➄そこで、国の鉄道局監理監督室の組織体系・権限は妥当で監視体制は機能するのか、機構の組織体制は強化されたのかなど、これまでの国や機構の組織体制の見直し方針についてどのように評価しているのか、知事の所見を伺います。

答(知 事)
 国においては、昨年の12月に、国交省の鉄道局内に局長をトップとします鉄道・運輸機構監理監督室を設けまして、これから月に1回程度、ヒアリング等を機構から行っていくと、伺っています。
これにより、工事の進捗と予算の執行について、全体として管理・監督ができる体制が、一応できたと考えています。
また、北陸新幹線建設局も、工事を行う地域、この現場に近いところに設置をすると言われていまして、現場の情報が迅速かつ正確に本社に伝わる体制が整ってきていると考えています。
今後については、この改革を改革の第一歩として位置づけて、絵に描いた餅にならないように、今後とも、事業費、それから工事の進捗について、監視・監督、をしていただきたいと考えています。


 県としては、こういった会議体への参加・働きかけを通じて、更なる工事遅延がないよう厳しく確認していくとともに、地方負担の更なる削減策、まちづくりへの支援策等の具体策を引き出すことが必要です。
国は、まちづくりへの支援に関し、関係地方自治体等の要望を踏まえつつ、国土交通省を挙げて対応するとし、「駅周辺のインフラ整備に関する連絡会議」を設ける方針を示しています。
➅そこで、県が調査するとしていた開業遅延に伴うまちづくり等に関する経済的な影響について、現時点でどのように把握し、国にはどういった事項を要望する方針か、知事の所見を伺います。

答(知 事)
 開業の遅延に伴うまちづくりへの影響については、まずハード面については、国交省において、例えば道路とか、道の駅、こういったものの整備の事業についてリストアップを行っており、今月から自治体との協議を開始しています。

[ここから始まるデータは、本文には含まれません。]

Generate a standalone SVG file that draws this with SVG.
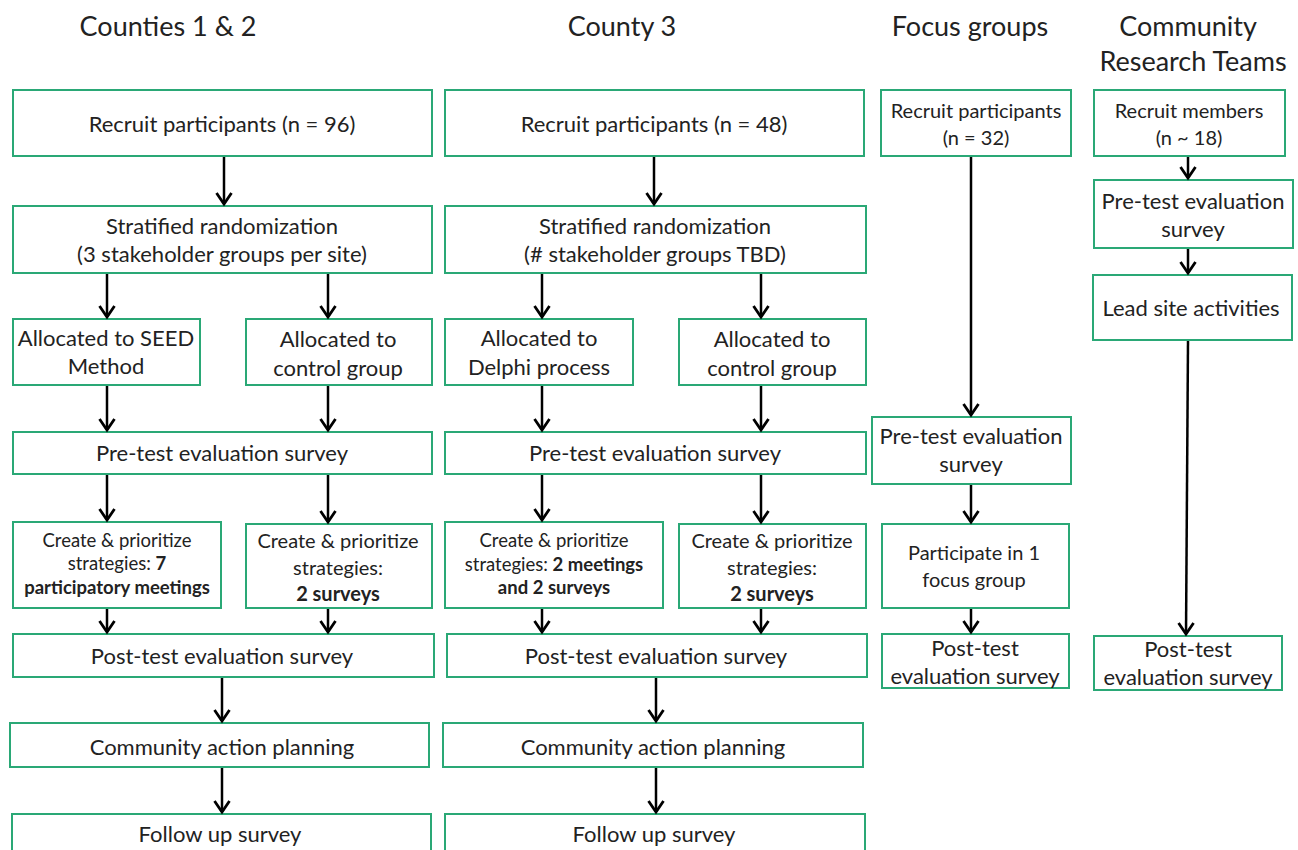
<svg xmlns="http://www.w3.org/2000/svg" width="1298" height="850" viewBox="0 0 1298 850">
<style>
  .box{fill:#fff;stroke:#2aa876;stroke-width:2}
  text{font-family:Lato,"Liberation Sans",sans-serif;fill:#222;text-anchor:middle;dominant-baseline:central}
  .t{font-size:27px}
  .m{font-size:22px}
  .s{font-size:20px}
  .xs{font-size:18.5px}
  .b{font-weight:bold}
  .c line{stroke:#000;stroke-width:2.5;marker-end:url(#ah)}
</style>
<defs>
  <marker id="ah" markerUnits="userSpaceOnUse" markerWidth="24" markerHeight="24" viewBox="-12 -12 24 24" refX="0" refY="0" orient="auto" overflow="visible">
    <path d="M-11,-7.5 L0,0 L-11,7.5" fill="none" stroke="#000" stroke-width="2.8"/>
  </marker>
</defs>
<rect width="1298" height="850" fill="#fff"/>

<g id="titles">
  <text class="t" x="168" y="25">Counties 1 &amp; 2</text>
  <text class="t" x="622" y="25">County 3</text>
  <text class="t" x="970" y="25">Focus groups</text>
  <text class="t" x="1188" y="25">Community</text>
  <text class="t" x="1193" y="60">Research Teams</text>
</g>

<!-- Column 1 -->
<g id="c1-recruit"><rect class="box" x="13" y="90" width="419" height="66"/><text class="m" x="222" y="123">Recruit participants (n = 96)</text></g>
<g id="c1-strat"><rect class="box" x="13" y="206" width="419" height="67"/><text class="m" x="222" y="225">Stratified randomization</text><text class="m" x="222" y="253">(3 stakeholder groups per site)</text></g>
<g id="c1-seed"><rect class="box" x="13" y="319" width="187" height="66"/><text class="m" x="106" y="337">Allocated to SEED</text><text class="m" x="106" y="365">Method</text></g>
<g id="c1-ctrl"><rect class="box" x="246" y="319" width="186" height="66"/><text class="m" x="338" y="338">Allocated to</text><text class="m" x="338" y="367">control group</text></g>
<g id="c1-pre"><rect class="box" x="13" y="432" width="419" height="42"/><text class="m" x="222" y="452">Pre-test evaluation survey</text></g>
<g id="c1-create-seed"><rect class="box" x="13" y="522" width="208" height="86"/><text class="xs" x="117" y="540">Create &amp; prioritize</text><text class="xs" x="117" y="563">strategies: <tspan class="b">7</tspan></text><text class="xs b" x="117" y="587">participatory meetings</text></g>
<g id="c1-create-ctrl"><rect class="box" x="246" y="524" width="186" height="84"/><text class="s" x="338" y="540">Create &amp; prioritize</text><text class="s" x="338" y="567">strategies:</text><text class="s b" x="338" y="593">2 surveys</text></g>
<g id="c1-post"><rect class="box" x="13" y="634" width="421" height="43"/><text class="m" x="222" y="655">Post-test evaluation survey</text></g>
<g id="c1-cap"><rect class="box" x="10" y="723" width="419" height="44"/><text class="m" x="222" y="746">Community action planning</text></g>
<g id="c1-follow"><rect class="box" x="12" y="814" width="419" height="50"/><text class="m" x="220" y="833">Follow up survey</text></g>

<!-- Column 2 -->
<g id="c2-recruit"><rect class="box" x="445" y="90" width="419" height="66"/><text class="m" x="654" y="123">Recruit participants (n = 48)</text></g>
<g id="c2-strat"><rect class="box" x="445" y="206" width="421" height="67"/><text class="m" x="655" y="225">Stratified randomization</text><text class="m" x="655" y="253">(# stakeholder groups TBD)</text></g>
<g id="c2-delphi"><rect class="box" x="445" y="319" width="188" height="66"/><text class="m" x="539" y="337">Allocated to</text><text class="m" x="539" y="366">Delphi process</text></g>
<g id="c2-ctrl"><rect class="box" x="679" y="319" width="187" height="66"/><text class="m" x="772" y="338">Allocated to</text><text class="m" x="772" y="367">control group</text></g>
<g id="c2-pre"><rect class="box" x="445" y="432" width="421" height="42"/><text class="m" x="655" y="452">Pre-test evaluation survey</text></g>
<g id="c2-create-delphi"><rect class="box" x="445" y="522" width="218" height="86"/><text class="xs" x="554" y="540">Create &amp; prioritize</text><text class="xs" x="554" y="564">strategies: <tspan class="b">2 meetings</tspan></text><text class="xs b" x="554" y="587">and 2 surveys</text></g>
<g id="c2-create-ctrl"><rect class="box" x="679" y="524" width="187" height="84"/><text class="s" x="772" y="540">Create &amp; prioritize</text><text class="s" x="772" y="567">strategies:</text><text class="s b" x="772" y="593">2 surveys</text></g>
<g id="c2-post"><rect class="box" x="447" y="634" width="420" height="43"/><text class="m" x="656" y="655">Post-test evaluation survey</text></g>
<g id="c2-cap"><rect class="box" x="443" y="723" width="420" height="44"/><text class="m" x="653" y="746">Community action planning</text></g>
<g id="c2-follow"><rect class="box" x="445" y="814" width="420" height="50"/><text class="m" x="654" y="833">Follow up survey</text></g>

<!-- Focus groups -->
<g id="fg-recruit"><rect class="box" x="881" y="90" width="190" height="66"/><text class="s" x="976" y="110">Recruit participants</text><text class="s" x="976" y="137">(n = 32)</text></g>
<g id="fg-pre"><rect class="box" x="872" y="417" width="199" height="67"/><text class="m" x="971" y="435">Pre-test evaluation</text><text class="m" x="971" y="463">survey</text></g>
<g id="fg-part"><rect class="box" x="882" y="524" width="187" height="84"/><text class="s" x="974" y="552">Participate in 1</text><text class="s" x="974" y="579">focus group</text></g>
<g id="fg-post"><rect class="box" x="882" y="634" width="187" height="54"/><text class="m" x="975" y="647">Post-test</text><text class="m" x="975" y="675">evaluation survey</text></g>

<!-- Community Research Teams -->
<g id="crt-recruit"><rect class="box" x="1094" y="90" width="191" height="66"/><text class="s" x="1189" y="110">Recruit members</text><text class="s" x="1189" y="137">(n ~ 18)</text></g>
<g id="crt-pre"><rect class="box" x="1094" y="180" width="199" height="68"/><text class="m" x="1193" y="200">Pre-test evaluation</text><text class="m" x="1193" y="228">survey</text></g>
<g id="crt-lead"><rect class="box" x="1093" y="275" width="199" height="65"/><text class="m" x="1191" y="307">Lead site activities</text></g>
<g id="crt-post"><rect class="box" x="1094" y="636" width="188" height="54"/><text class="m" x="1188" y="648">Post-test</text><text class="m" x="1188" y="676">evaluation survey</text></g>

<g id="connectors" class="c">
  <line x1="224" y1="157" x2="224" y2="204"/>
  <line x1="107" y1="274" x2="107" y2="317"/>
  <line x1="328" y1="274" x2="328" y2="317"/>
  <line x1="107" y1="386" x2="107" y2="430"/>
  <line x1="328" y1="386" x2="328" y2="430"/>
  <line x1="107" y1="475" x2="107" y2="520"/>
  <line x1="328" y1="475" x2="328" y2="522"/>
  <line x1="107" y1="609" x2="107" y2="632"/>
  <line x1="328" y1="609" x2="328" y2="632"/>
  <line x1="222" y1="678" x2="222" y2="721"/>
  <line x1="222" y1="768" x2="222" y2="812"/>

  <line x1="654" y1="157" x2="654" y2="204"/>
  <line x1="542" y1="274" x2="542" y2="317"/>
  <line x1="761" y1="274" x2="761" y2="317"/>
  <line x1="542" y1="386" x2="542" y2="430"/>
  <line x1="761" y1="386" x2="761" y2="430"/>
  <line x1="542" y1="475" x2="542" y2="520"/>
  <line x1="761" y1="475" x2="761" y2="522"/>
  <line x1="542" y1="609" x2="542" y2="632"/>
  <line x1="761" y1="609" x2="761" y2="632"/>
  <line x1="656" y1="678" x2="656" y2="721"/>
  <line x1="656" y1="768" x2="656" y2="812"/>

  <line x1="971" y1="157" x2="971" y2="415"/>
  <line x1="971" y1="485" x2="971" y2="522"/>
  <line x1="971" y1="609" x2="971" y2="632"/>

  <line x1="1188" y1="157" x2="1188" y2="178"/>
  <line x1="1188" y1="249" x2="1188" y2="273"/>
  <line x1="1188" y1="341" x2="1186" y2="634"/>
</g>
</svg>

これらの事業の採択、進捗が図られるよう、県としても務めてまいります。
また、ソフト面については、昨年、県でも影響調査を行いましたが、駅周辺の整備の遅れに伴って、期待収益が減少するとか、テナントの出店の辞退とか、イベントの遅延、こういった影響を懸念する声が多かったところです。
影響の軽減に向けて、国に対して支援の内容を詳細に調査を行っているところです。今後、誘客のイベントとか、ソフト事業への支援について、対応を求めてまいります。